The United States and nine allied countries are working to improve their combined tactics to combat submarines in the North Atlantic, where Russia has increased its undersea activity this year.
The 12-day Dynamic Mongoose is NATO’s latest anti-submarine warfare exercise aimed at strengthening allied teamwork above and below the water.
The drill comes as a resurgent Russia has deployed more submarines in the region than at any time since the Cold War, Adm. James Foggo, commander of U.S. Naval Forces Europe and Africa, said in an interview last month.
The exercise enables allied navies to see their strengths and weaknesses in linking air, surface and undersea defenses, Navy officials said. The larger strategy is to better unify NATO’s anti-submarine forces to deter Russia and other potential adversaries, according to analysts.
“No single nation can combat global threats alone,” said Lt. Fiona McCoy, who’s in charge of the 20-person U.S. team participating in the exercise. “By exercising the coordination, command and control relationships … we can continue to build our combined capability to rapidly respond to any emerging regional threat.”
Exercise like this are important because Russian submarines are growing in capabilities as well as in numbers, said Michael Petersen, director of the Naval War College’s Russia Maritime Studies Institute.

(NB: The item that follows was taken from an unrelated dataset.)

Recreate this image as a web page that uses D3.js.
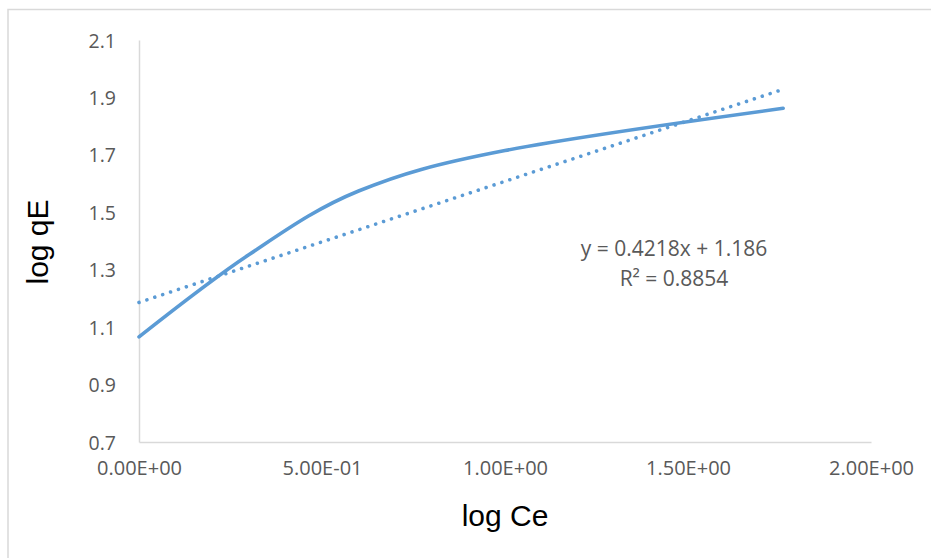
<!DOCTYPE html>
<html>
<head>
<meta charset="utf-8">
<script src="https://cdn.jsdelivr.net/npm/d3@7"></script>
<style>
  html, body { margin: 0; padding: 0; background: #fff; }
  svg { display: block; }
</style>
</head>
<body>
<svg id="chart" width="931" height="558"></svg>
<script>
// Freundlich isotherm data: log Ce vs log qE
const logCe = [0, 0.30, 0.60, 1.00, 1.76];
const logQe = [1.066, 1.352, 1.574, 1.715, 1.862];

// Linear trendline reported on the chart
const trendSlope = 0.4218;
const trendIntercept = 1.186;
const rSquared = 0.8854;

const xTicks = [0, 0.5, 1.0, 1.5, 2.0];
const xTickLabels = ["0.00E+00", "5.00E-01", "1.00E+00", "1.50E+00", "2.00E+00"];
const yTicks = [0.7, 0.9, 1.1, 1.3, 1.5, 1.7, 1.9, 2.1];
const yTickLabels = ["0.7", "0.9", "1.1", "1.3", "1.5", "1.7", "1.9", "2.1"];

const xTitle = "log Ce";
const yTitle = "log qE";

const svg = d3.select("#chart");
const blue = "#5B9BD5";
const axisGrey = "#d9d9d9";
const labelGrey = "#595959";

// chart frame (only top and left edges fall inside the view)
svg.append("rect")
  .attr("x", 8).attr("y", 9.5)
  .attr("width", 1000).attr("height", 1000)
  .attr("fill", "none")
  .attr("stroke", axisGrey)
  .attr("stroke-width", 1.5);

const x = d3.scaleLinear().domain([0, 2]).range([139, 871]);
const y = d3.scaleLinear().domain([0.7, 2.1]).range([442, 40]);

// y axis
const yAxis = svg.append("g")
  .attr("transform", `translate(${x(0)},0)`)
  .call(d3.axisLeft(y).tickValues(yTicks)
    .tickFormat((d, i) => yTickLabels[i])
    .tickSize(0).tickPadding(23));
yAxis.select(".domain").attr("stroke", axisGrey).attr("stroke-width", 1.5);
yAxis.selectAll("text")
  .attr("fill", labelGrey)
  .attr("font-family", "'Open Sans', sans-serif")
  .attr("font-size", 19.5)
  .attr("dy", "0.36em");

// x axis
const xAxis = svg.append("g")
  .attr("transform", `translate(0,${y(0.7)})`)
  .call(d3.axisBottom(x).tickValues(xTicks)
    .tickFormat((d, i) => xTickLabels[i])
    .tickSize(0).tickPadding(19));
xAxis.select(".domain").attr("stroke", axisGrey).attr("stroke-width", 1.5);
xAxis.selectAll("text")
  .attr("fill", labelGrey)
  .attr("font-family", "'Open Sans', sans-serif")
  .attr("font-size", 20);

// data curve (smoothed)
const pts = logCe.map((c, i) => [c, logQe[i]]);
const line = d3.line()
  .x(d => x(d[0]))
  .y(d => y(d[1]))
  .curve(d3.curveCardinal.tension(0));
svg.append("path")
  .datum(pts)
  .attr("d", line)
  .attr("fill", "none")
  .attr("stroke", blue)
  .attr("stroke-width", 3.6)
  .attr("stroke-linecap", "round");

// linear trendline (round-dot style)
const xMin = d3.min(logCe), xMax = d3.max(logCe);
const trendPts = [xMin, xMax].map(c => [c, trendSlope * c + trendIntercept]);
svg.append("path")
  .datum(trendPts)
  .attr("d", d3.line().x(d => x(d[0])).y(d => y(d[1])))
  .attr("fill", "none")
  .attr("stroke", blue)
  .attr("stroke-width", 3.6)
  .attr("stroke-linecap", "round")
  .attr("stroke-dasharray", "0.01 8.3");

// equation label
const eq = svg.append("g")
  .attr("font-family", "'Open Sans', sans-serif")
  .attr("font-size", 21)
  .attr("fill", labelGrey)
  .attr("text-anchor", "middle");
eq.append("text").attr("x", 674).attr("y", 256)
  .text(`y = ${trendSlope}x + ${trendIntercept}`);
eq.append("text").attr("x", 674).attr("y", 286)
  .text(`R² = ${rSquared}`);

// axis titles
svg.append("text")
  .attr("x", 505).attr("y", 526)
  .attr("text-anchor", "middle")
  .attr("font-family", "'Liberation Sans', Arial, sans-serif")
  .attr("font-size", 30)
  .attr("fill", "#000")
  .text(xTitle);

svg.append("text")
  .attr("transform", "translate(48,242) rotate(-90)")
  .attr("text-anchor", "middle")
  .attr("font-family", "'Liberation Sans', Arial, sans-serif")
  .attr("font-size", 30)
  .attr("fill", "#000")
  .text(yTitle);
</script>
</body>
</html>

“In a potential conflict, Moscow has been very clear about using its submarine force to strike high-value ships such as aircraft carriers, as well as important land-based sites such as command and control nodes and ports,” Petersen said. “NATO navies have obviously taken notice of this and are practicing to deter and defeat those missions.”
Dynamic Mongoose is similar to the anti-submarine exercise Dynamic Manta, held in the Mediterranean Sea in March.

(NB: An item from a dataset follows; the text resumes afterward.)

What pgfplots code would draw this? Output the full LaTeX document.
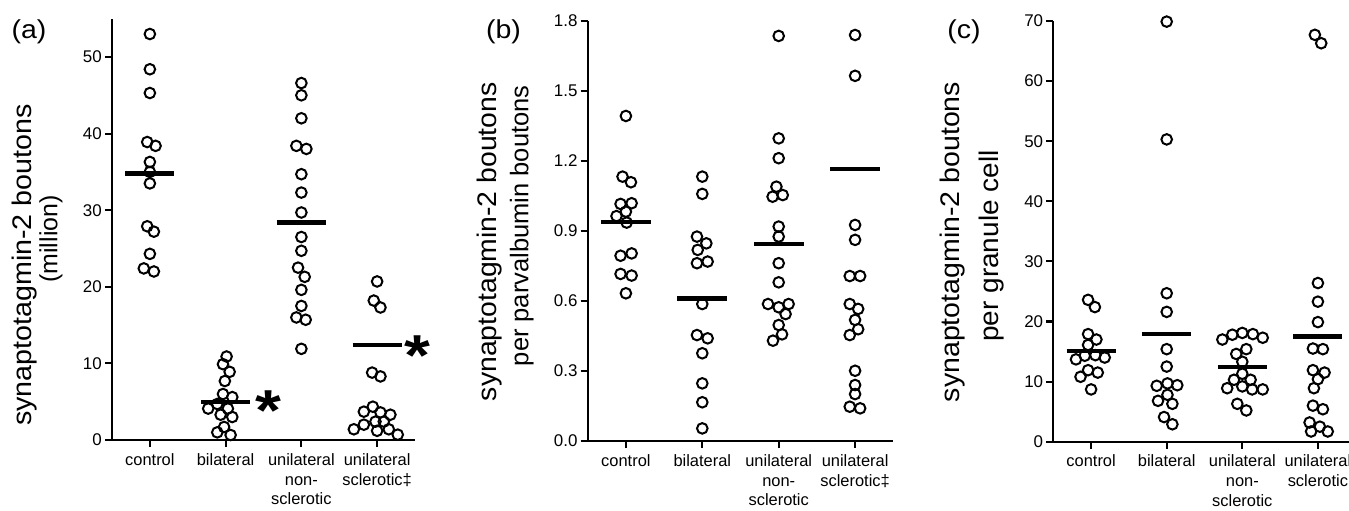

Besides the United States, participants in the exercise are Canada, Denmark, France, Germany, the Netherlands, Norway, Spain, Turkey and the United Kingdom. The U.S. is providing a P-8 Poseidon surveillance aircraft.
The drills begin with basic anti-submarine tactics and rapidly progress to complex scenarios involving multiple ships and aircraft, McCoy said.
Training is made more challenging by the North Atlantic’s ever-changing weather, high winds and rough seas, McCoy said, which require units to learn from one another and adapt their tactics to the environment.
Anti-submarine warfare is perhaps the most difficult task a navy can conduct, demanding painstaking effort and teamwork, Petersen said. It is growing more difficult as Russia develops technology to make submarines more stealthy, he said.
“Unlike the U.S. Navy, where aircraft carriers rule, nuclear submarines are the capital ships of the Russian navy,” Petersen said. “They are the most capable, the most dangerous platforms in their navy.”